Finora le multe sarebbero scattate sopra la soglia media di 116 gr/km di CO2 (95 se con la vecchia omologazione NEDC), ma quasi tutte le aziende sono riuscite ad evitarle un tra la vendita di auto elettriche e ibride plug-in e l’acquisto di crediti di carbonio.

Dal 2025, però, il limite scende del 19% a 94 gr/km, una soglia per cui, con i numeri attuali, non c’è compensazione che tenga. Per rispettare le norme, i costruttori dovrebbero ridurre la loro produzione di “oltre 2,5 milioni di veicoli” ha spiegato de Meo. Secondo il presidente di Acea, “l’industria Ue rischia multe per 15 miliardi di euro” senza una revisione delle norme chiesta a gran voce dall’Italia e da altri Paesi membri.

Per ora il piano dell’Ue prosegue con la costruzione di diverse “gigafactory”, come quella che Stellantis dovrebbe avviare a Saragozza, in Spagna.
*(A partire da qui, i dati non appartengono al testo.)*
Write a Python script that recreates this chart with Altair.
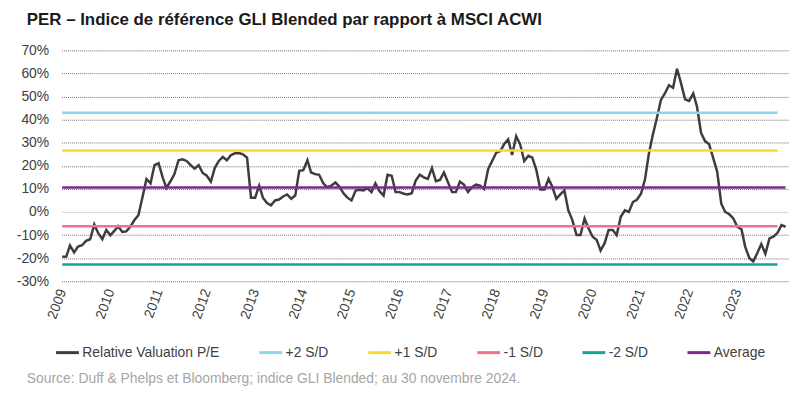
import altair as alt
import pandas as pd

# ---------------- data ----------------
start_month = "2009-01-01"
pe_values = [
    -19.4, -19.3, -14.5, -17.5, -15, -14.4, -12.5, -11.8, -5.4, -9.2,
    -11.8, -7.8, -10.1, -8.1, -6.1, -8.6, -8.4, -6.4, -3.6, -1.4,
    6.4, 14.3, 12.4, 20.3, 21.1, 15, 10.4, 13.3, 16.4, 22.4,
    22.8, 22.1, 20.3, 18.8, 20.3, 16.9, 15.7, 13.1, 19, 22.1,
    23.8, 22.4, 24.6, 25.4, 25.5,
    25, 23.5, 6.2, 6.2, 11.4, 6.2, 3.9, 2.9, 5, 5.4,
    6.7, 7.6, 5.7, 7.1, 17.8, 18.1, 22.4, 17.1, 16.4, 16.1,
    12.4, 10.7, 11.4, 12.8, 11, 8.1, 6.2, 5, 9.3, 9.6,
    9.3, 10.3, 8.6, 12.4, 9, 7.1, 16.1, 15.7, 8.6, 8.6,
    7.9, 7.6, 8.1, 13.6, 16.1, 15,
    14.3, 19, 13.3, 13.9, 17.1, 12.8, 8.6, 8.6, 13.1, 11.9,
    8.6, 10.7, 11.9, 11.4, 10, 18.6, 22.1, 25.7, 26.4, 29.3,
    31.4, 24.7, 32.8, 29.3, 22.1, 24.3, 23.5, 18.1, 9.7, 9.7,
    14.3, 11, 5.7, 7.6, 9.3, 0.7, -3.6, -10, -10, -2.8,
    -7.1, -10.7, -12.1, -16.7, -13.5,
    -7.8, -7.8, -10, -2.1, 0.7, 0, 4.3, 5.3, 7.9, 14.3,
    25, 33.5, 40.6, 48.5, 51.3, 54.9, 53.8, 62, 55.6, 48.8,
    48.1, 51.3, 45.7, 34.2, 30.7, 29.3, 23.5, 17.5, 3.6, 0,
    -1, -2.8, -6.4, -7.5, -15, -19.9, -21.4, -17.8, -13.9, -18.1,
    -11.4, -10.7, -9, -5.7, -6.4,
]

series_names = ["Relative Valuation P/E", "+2 S/D", "+1 S/D", "-1 S/D", "-2 S/D", "Average"]
series_colors = ["#3d3d3d", "#8dd5ea", "#fcd82f", "#f4708c", "#13a596", "#7a2a8c"]

ref_names = ["+2 S/D", "+1 S/D", "-1 S/D", "-2 S/D", "Average"]
ref_values = [43.0, 26.6, -6.2, -22.7, 10.6]
ref_start = ["2009-01-01"] * 5
ref_end = ["2023-11-01", "2023-11-01", "2023-11-01", "2023-11-01", "2024-01-01"]

y_ticks = [-30, -20, -10, 0, 10, 20, 30, 40, 50, 60, 70]
x_years = list(range(2009, 2024))

title_text = "PER \u2013 Indice de r\u00e9f\u00e9rence GLI Blended par rapport \u00e0 MSCI ACWI"
source_text = "Source: Duff & Phelps et Bloomberg; indice GLI Blended; au 30 novembre 2024."

# ---------------- frames ----------------
line_df = pd.DataFrame({
    "date": pd.date_range(start_month, periods=len(pe_values), freq="MS"),
    "value": pe_values,
    "series": series_names[0],
})
ref_df = pd.DataFrame({
    "series": ref_names,
    "value": ref_values,
    "start": pd.to_datetime(ref_start),
    "end": pd.to_datetime(ref_end),
})

FONT = "Liberation Sans"
LABEL_COLOR = "#404040"

color_scale = alt.Scale(domain=series_names, range=series_colors)
x_scale = alt.Scale(domain=[pd.Timestamp("2008-12-27").isoformat(), pd.Timestamp("2024-01-20").isoformat()])
y_scale = alt.Scale(domain=[-30, 70], nice=False)

legend = alt.Legend(
    title=None, orient="none", direction="horizontal", legendX=-7, legendY=292,
    symbolType="stroke", symbolSize=529, symbolStrokeWidth=3,
    labelFontSize=14, labelColor=LABEL_COLOR, labelFont=FONT,
    labelOffset=2, columnPadding=33, symbolOpacity=1,
)

x_axis = alt.Axis(
    values=[pd.Timestamp(f"{y}-01-01").isoformat() for y in x_years],
    format="%Y", labelAngle=-70, labelFontSize=14, labelColor=LABEL_COLOR,
    labelFont=FONT, labelPadding=8, ticks=False, domain=False, grid=False,
    title=None, labelOverlap=False,
)
y_axis = alt.Axis(
    values=y_ticks, labelExpr="datum.value + '%'", labelFontSize=14,
    labelColor=LABEL_COLOR, labelFont=FONT, labelPadding=13, ticks=False,
    domain=False, title=None, labelOverlap=False,
    gridColor={"condition": {"test": "datum.value === 0", "value": "#d9d9d9"}, "value": "#6e6e6e"},
    gridDash={"condition": {"test": "datum.value === 0", "value": []}, "value": [1, 1]},
    gridWidth={"condition": {"test": "datum.value === 0", "value": 1.5}, "value": 1},
)

main_line = alt.Chart(line_df).mark_line(strokeWidth=2.5).encode(
    x=alt.X("date:T", scale=x_scale, axis=x_axis),
    y=alt.Y("value:Q", scale=y_scale, axis=y_axis),
    color=alt.Color("series:N", scale=color_scale, legend=legend),
)

refs = alt.Chart(ref_df).mark_rule(strokeWidth=2.5).encode(
    x=alt.X("start:T", scale=x_scale, axis=x_axis),
    x2="end:T",
    y=alt.Y("value:Q", scale=y_scale, axis=y_axis),
    color=alt.Color("series:N", scale=color_scale, legend=legend),
)

source = alt.Chart(pd.DataFrame({"t": [source_text]})).mark_text(
    align="left", baseline="alphabetic", fontSize=14, font=FONT, color="#a6a6a6"
).encode(text="t:N", x=alt.value(-35), y=alt.value(336))

chart = alt.layer(main_line, refs, source).properties(
    width=733, height=233,
    background="white",
    autosize=alt.AutoSizeParams(type="none"),
    padding={"left": 54, "top": 41, "right": 10, "bottom": 108},
    title=alt.TitleParams(
        text=title_text, anchor="start", frame="group", dx=-35, fontSize=17,
        fontWeight="bold", font=FONT, color="#1a1a1a", offset=15,
    ),
).configure_view(strokeWidth=0).configure_axis(labelOverlap=False)

chart.save("out.html", embed_options={"renderer": "svg", "actions": False})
Nonostante la crisi delle industrie e i cupi scenari all’orizzonte, l’avanzamento dei progetti sarebbe in linea con le previsioni di Bruxelles. Attualmente l’Ue ha in cantiere 30 progetti con una capacità prevista di 167 GWh. Il crollo di Northvolt, però, rischia di pesare come una zavorra sui piani europei già messi a repentaglio dalla crisi del mercato interno e dalla concorrenza di Pechino. Per alcuni analisti, la scelta di apporre dei dazi sulle auto elettriche cinesi (fino al 45,3% sommando il 10% di dazio standard) rischia di essere un clamoroso autogol per Bruxelles, per la sua economia, e per i suoi obiettivi di transizione ecologica.

Northvolt, breve storia di un sogno fallito

La storia di Northvolt inizia nel 2015, quando due ex dirigenti di Tesla, Peter Carlsson e Paolo Cerruti decidono di fondare Northvolt e farla diventare la gigafactory più importante dell’Ue. L’altro obiettivo era in comune con Bruxelles: rendere l’Unione europea il punto di riferimento della produzione di batterie verdi.
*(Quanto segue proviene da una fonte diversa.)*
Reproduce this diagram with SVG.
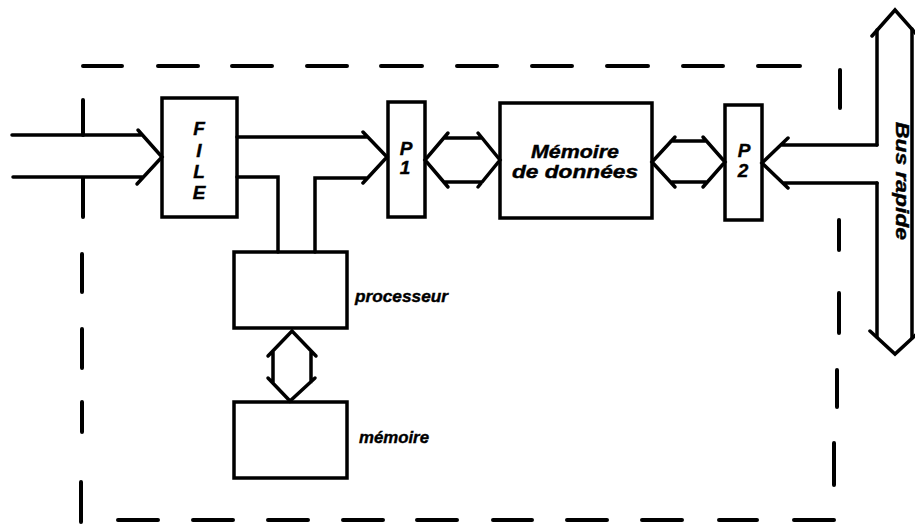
<svg xmlns="http://www.w3.org/2000/svg" width="915" height="524" viewBox="0 0 915 524">
<style>
.bx{fill:none;stroke:#000;stroke-width:3.5;stroke-linejoin:miter}
.ln{fill:none;stroke:#000;stroke-width:3.5;stroke-linecap:round;stroke-linejoin:miter}
.ds{fill:none;stroke:#000;stroke-width:4;stroke-linecap:round}
.t{font-family:"Liberation Sans",Arial,sans-serif;font-weight:bold;font-style:italic;fill:#000;stroke:#000;stroke-width:0.4}
</style>
<rect width="915" height="524" fill="#fff"/>
<g id="boundary">
<path class="ds" d="M83 66H122M158 66H198M232 66H272M307 66H347M381 66H422M457 66H497M532 66H572M607 66H648M683 66H723M758 66H800"/>
<path class="ds" d="M118 520H158M193 520H233M268 520H308M343 520H383M417 520H457M493 520H532M567 520H607M642 520H682M719 520H757M794 520H834"/>
<path class="ds" d="M83 100V135M83 178V217M82 254V292M82 329V368M82 402V432M81 482V522"/>
<path class="ds" d="M840 70V108M839 220V250M839 293V333M837 370V407M834 443V485"/>
</g>
<g id="file">
<rect class="bx" x="162" y="98" width="75" height="119"/>
<text class="t" font-size="19" text-anchor="middle" x="199" y="135">F</text>
<text class="t" font-size="19" text-anchor="middle" x="199" y="157">I</text>
<text class="t" font-size="19" text-anchor="middle" x="199" y="178">L</text>
<text class="t" font-size="19" text-anchor="middle" x="199" y="199">E</text>
</g>
<g id="p1">
<rect class="bx" x="388" y="102" width="37" height="115"/>
<text class="t" font-size="19" text-anchor="middle" x="406" y="155">P</text>
<text class="t" font-size="19" text-anchor="middle" x="405" y="174">1</text>
</g>
<g id="memoire-donnees">
<rect class="bx" x="500" y="103" width="152" height="115"/>
<text class="t" font-size="18" text-anchor="middle" x="575" y="158" textLength="88" lengthAdjust="spacingAndGlyphs">Mémoire</text>
<text class="t" font-size="18" text-anchor="middle" x="575" y="178" textLength="126" lengthAdjust="spacingAndGlyphs">de données</text>
</g>
<g id="p2">
<rect class="bx" x="725" y="105" width="37" height="115"/>
<text class="t" font-size="19" text-anchor="middle" x="744" y="157">P</text>
<text class="t" font-size="19" text-anchor="middle" x="743" y="177">2</text>
</g>
<g id="processeur">
<rect class="bx" x="234" y="252" width="113" height="76"/>
<text class="t" font-size="17" x="355" y="302" textLength="93" lengthAdjust="spacingAndGlyphs">processeur</text>
</g>
<g id="memoire">
<rect class="bx" x="234" y="402" width="113" height="76"/>
<text class="t" font-size="17" x="359" y="443" textLength="70" lengthAdjust="spacingAndGlyphs">mémoire</text>
</g>
<g id="bus">
<path class="ln" d="M877 30V145M877 183V337M912 29V338"/>
<path class="ln" d="M872 36L895 10L918 36M870 331L895 354L920 331"/>
<text class="t" font-size="18" text-anchor="middle" transform="translate(896 181) rotate(90)" textLength="118" lengthAdjust="spacingAndGlyphs">Bus rapide</text>
</g>
<g id="connectors">
<path class="ln" d="M12 135H142M13 177H143M138 130L162 157L137 184"/>
<path class="ln" d="M237 137H367M363 132L387 157L363 183M315 252V178H367M237 177H278V252"/>
<path class="ln" d="M448 133L425 160L448 187M478 133L500 160L478 187M444 138H482M444 182H482"/>
<path class="ln" d="M675 137L652 162L675 187M703 137L725 162L703 187M671 141H706M671 182H706"/>
<path class="ln" d="M788 138L762 163L788 188M781 145H877M783 183H877"/>
<path class="ln" d="M268 356L292 331L316 356M268 378L290 401L315 378M273 351V383M311 351V382"/>
</g>
</svg>
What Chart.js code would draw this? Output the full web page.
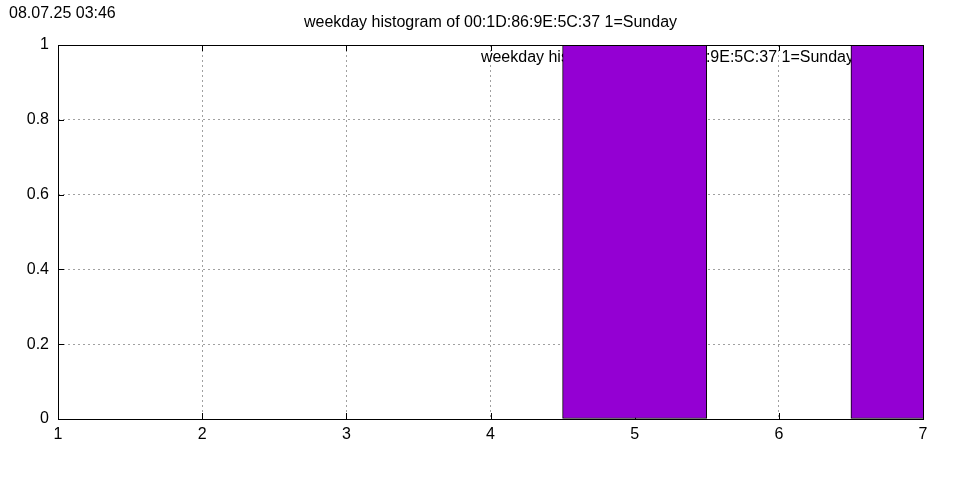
<!DOCTYPE html>
<html>
<head>
<meta charset="utf-8">
<title>weekday histogram</title>
<script src="https://cdn.jsdelivr.net/npm/chart.js@4.4.1/dist/chart.umd.min.js"></script>
<style>
  html, body { margin: 0; padding: 0; background: #ffffff; }
  #wrap { width: 960px; height: 480px; position: relative; }
</style>
</head>
<body>
<div id="wrap"><canvas id="weekdayChart"></canvas></div>
<script>
// ── dados ───────────────────────────────────────────────
const weekdays  = [5, 7];          // dias com contagem (1=Sunday)
const counts    = [1, 1];
const xRange    = [1, 7];
const yRange    = [0, 1];
const titleText = 'weekday histogram of 00:1D:86:9E:5C:37 1=Sunday';
const keyText   = 'weekday histogram of 00:1D:86:9E:5C:37 1=Sunday';
const stampText = '08.07.25 03:46';

const BAR_COLOR  = '#9400d3';
const GRID_COLOR = '#a0a0a0';
const FONT       = "'Liberation Sans', Arial, sans-serif";

// ── plugin: moldura, ticks internos, legenda e textos estilo gnuplot ──
const gnuplotLook = {
  id: 'gnuplotLook',
  beforeDraw(chart) {
    const { ctx, width, height } = chart;
    ctx.save();
    ctx.fillStyle = '#ffffff';
    ctx.fillRect(0, 0, width, height);
    ctx.restore();
  },
  beforeDatasetsDraw(chart) {
    // ticks internos e legenda ficam atrás das barras, como no original
    const { ctx, chartArea: a, scales } = chart;
    const len = 6;
    ctx.save();
    ctx.strokeStyle = '#000000';
    ctx.lineWidth = 1;
    ctx.beginPath();
    scales.x.ticks.forEach((t, i) => {
      const px = Math.round(scales.x.getPixelForTick(i)) + 0.5;
      ctx.moveTo(px, a.bottom); ctx.lineTo(px, a.bottom - len);
      ctx.moveTo(px, a.top);    ctx.lineTo(px, a.top + len);
    });
    scales.y.ticks.forEach((t, i) => {
      const py = Math.round(scales.y.getPixelForTick(i)) + 0.5;
      ctx.moveTo(a.left, py);  ctx.lineTo(a.left + len, py);
      ctx.moveTo(a.right, py); ctx.lineTo(a.right - len, py);
    });
    ctx.stroke();

    ctx.font = '16px ' + FONT;
    ctx.fillStyle = '#000000';
    ctx.textAlign = 'right';
    ctx.textBaseline = 'alphabetic';
    ctx.fillText(keyText, a.right - 69, 62);
    ctx.restore();
  },
  afterDatasetsDraw(chart) {
    const { ctx, chartArea: a } = chart;
    ctx.save();
    ctx.strokeStyle = '#000000';
    ctx.lineWidth = 1;
    ctx.strokeRect(Math.round(a.left) + 0.5, Math.round(a.top) + 0.5,
                   Math.round(a.right - a.left), Math.round(a.bottom - a.top));
    ctx.restore();
  },
  afterDraw(chart) {
    const { ctx, chartArea } = chart;
    ctx.save();
    ctx.fillStyle = '#000000';
    ctx.textBaseline = 'alphabetic';
    ctx.font = '16px ' + FONT;
    ctx.textAlign = 'left';
    ctx.fillText(stampText, 9, 18);
    ctx.textAlign = 'center';
    ctx.fillText(titleText, (chartArea.left + chartArea.right) / 2, 27);
    ctx.restore();
  }
};

const chart = new Chart(document.getElementById('weekdayChart'), {
  type: 'bar',
  data: {
    datasets: [{
      label: keyText,
      data: weekdays.map((d, i) => ({ x: d, y: counts[i] })),
      backgroundColor: BAR_COLOR,
      borderColor: '#000000',
      borderWidth: 1,
      borderSkipped: false,
      barPercentage: 1.0,
      categoryPercentage: 1.0
    }]
  },
  plugins: [gnuplotLook],
  options: {
    responsive: true,
    maintainAspectRatio: false,
    animation: false,
    layout: { padding: { left: 0, right: 37, top: 45, bottom: 0 } },
    plugins: {
      legend:  { display: false },
      title:   { display: false },
      tooltip: { enabled: false }
    },
    scales: {
      x: {
        type: 'linear',
        min: xRange[0],
        max: xRange[1],
        offset: false,
        grid: {
          color: GRID_COLOR,
          drawTicks: false,
          offset: false
        },
        border: { display: false, dash: [2, 3] },
        ticks: {
          stepSize: 1,
          padding: 6,
          color: '#000000',
          font: { family: FONT, size: 16 }
        },
        afterFit: s => { s.height = 61; }
      },
      y: {
        min: yRange[0],
        max: yRange[1],
        grid: {
          color: GRID_COLOR,
          drawTicks: false
        },
        border: { display: false, dash: [2, 3] },
        ticks: {
          stepSize: 0.2,
          padding: 9,
          color: '#000000',
          font: { family: FONT, size: 16 },
          callback: v => String(Math.round(v * 10) / 10)
        },
        afterFit: s => { s.width = 58; }
      }
    }
  }
});
</script>
</body>
</html>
La partenza è decisamente incoraggiante: l’azienda svedese raccoglie oltre 13 miliardi di dollari da giganti come Volkswagen, Goldman Sachs e Bmw. Northvolt convince Bruxelles e anche la Commissione europea decide di finanziare la società con 300 milioni di euro.

Fino a un anno fa Northvolt era tra le principali start up europee, con una valutazione di circa 12 miliardi di dollari nel 2022. Nel 2023 la società aveva tentato la strada, poi abbandonata, di quotarsi in borsa. Secondo indiscrezioni, l’azienda avrebbe voluto raccogliere 20 miliardi di dollari con la Ipo (Initial public offering). Poi il crollo, iniziato già l’anno scorso quando l’azienda svedese ha registrato una perdita di 1,2 miliardi di euro principalmente per il calo dei prezzi imposto dai produttori asiatici di veicoli elettrici.
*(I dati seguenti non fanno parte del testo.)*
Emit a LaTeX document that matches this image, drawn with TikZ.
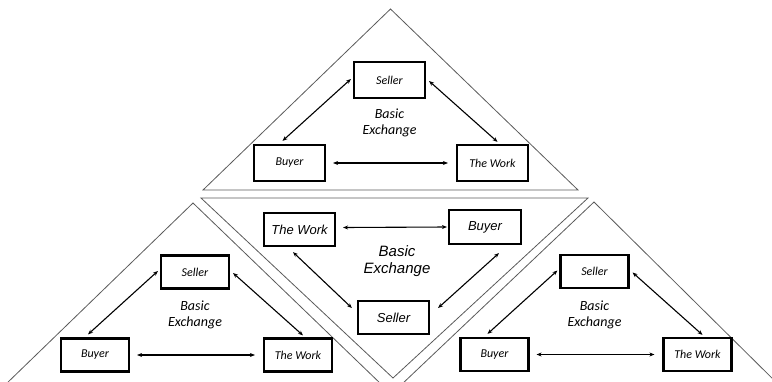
\documentclass[tikz,border=0pt]{standalone}
\usepackage{fontspec}
\setmainfont{Carlito}
\newfontfamily\arialf{Liberation Sans}
\usetikzlibrary{arrows.meta,calc}
\definecolor{triline}{RGB}{90,90,90}
\tikzset{
 exbox/.style={draw=black, line width=2.2pt, inner sep=0pt, font=\fontsize{12}{14}\selectfont\itshape},
 mbox/.style={exbox, minimum width=71pt, minimum height=33pt, font=\arialf\fontsize{13}{15}\selectfont\itshape},
 arr/.style={line width=1.1pt, {Stealth[length=5pt,width=4pt]}-{Stealth[length=5pt,width=4pt]}},
 tri/.style={draw=triline, line width=0.8pt, line join=miter},
 lbl/.style={align=center, inner sep=0pt, font=\fontsize{14}{16}\selectfont\itshape},
}
\newcommand\exgroup[5]{%
 \begin{scope}[shift={(#2,#3)}]
 \node[exbox, minimum width=#4, minimum height=#5] (#1s) at (0,0) {Seller};
 \node[exbox, minimum width=#4, minimum height=#5] (#1b) at (-100,83) {Buyer};
 \node[exbox, minimum width=#4, minimum height=#5] (#1w) at (103,83) {The Work};
 \node[lbl] (#1t) at (0,43) {Basic\\Exchange};
 \end{scope}
 \draw[arr] ($(#1s.west)+(-2,-1)$) -- ($(#1b.north)+(-7,-3)$);
 \draw[arr] ($(#1s.east)+(3,1)$) -- ($(#1w.north)+(5,-2)$);
 \draw[arr, shorten <=7pt, shorten >=8pt] (#1b.east) -- (#1w.west);
}
\begin{document}
\begin{tikzpicture}[x=1pt, y=-1pt]
\useasboundingbox (0,0) rectangle (772,381);
% triangles
\draw[tri] (203,190) -- (390.5,9) -- (578,190) -- cycle;
\draw[tri] (201,198) -- (588,198) -- (393,378) -- cycle;
\draw[tri] (5,385) -- (193,203) -- (382,385);
\draw[tri] (401,385) -- (594,202) -- (780,386);
% outer groups
\exgroup{a}{389.5}{80}{71pt}{36pt}
\exgroup{l}{195}{272}{68pt}{33pt}
\exgroup{r}{594.5}{271.5}{68pt}{33pt}
% middle group
\node[mbox] (mw) at (299.5,229.5) {The Work};
\node[mbox, minimum width=72pt, minimum height=34pt] (mb) at (485,227) {Buyer};
\node[mbox] (ms) at (393.5,317.5) {Seller};
\node[lbl, font=\arialf\fontsize{15}{17}\selectfont\itshape] (mt) at (397,261) {Basic\\Exchange};
\draw[arr] ($(mw.east)+(7,-2)$) -- ($(mb.west)+(-1,0)$);
\draw[arr] ($(mw.south)+(-6.5,5)$) -- ($(ms.west)+(-5,-9.5)$);
\draw[arr] ($(mb.south)+(14,8)$) -- ($(ms.east)+(8,-9.5)$);
\end{tikzpicture}
\end{document}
A giugno 2024 Bmw cancella un ordine da 2 miliardi di euro per ritardi e problemi tecnici. Il tutto mentre la domanda di veicoli elettrici rallenta in tutto il mondo e soprattutto in Europa. Il taglio del 20% del personale è solo un’avvisaglia: con 30 milioni di dollari in cassa (sufficienti per sopravvivere una sola settimana), il 21 novembre scorso Northvolt presenta una richiesta di Chapter 11, la legge statunitense sulle ristrutturazioni aziendali. Secondo Bloomberg, la società ha debiti per 5,84 miliardi di euro. L’indomani, il 22 novembre, il Ceo Peter Carlsson si dimette e avverte: “L’Unione Europea rischia di rimanere indietro sui progetti verdi se non riusciamo a risolvere questa crisi“.

Il rischio è che l’Ue, più che indietro, finisca ai margini della produzione di batterie elettriche. E che il sogno diventi un incubo portando i conti delle istituzioni e delle aziende europee a un punto di non ritorno.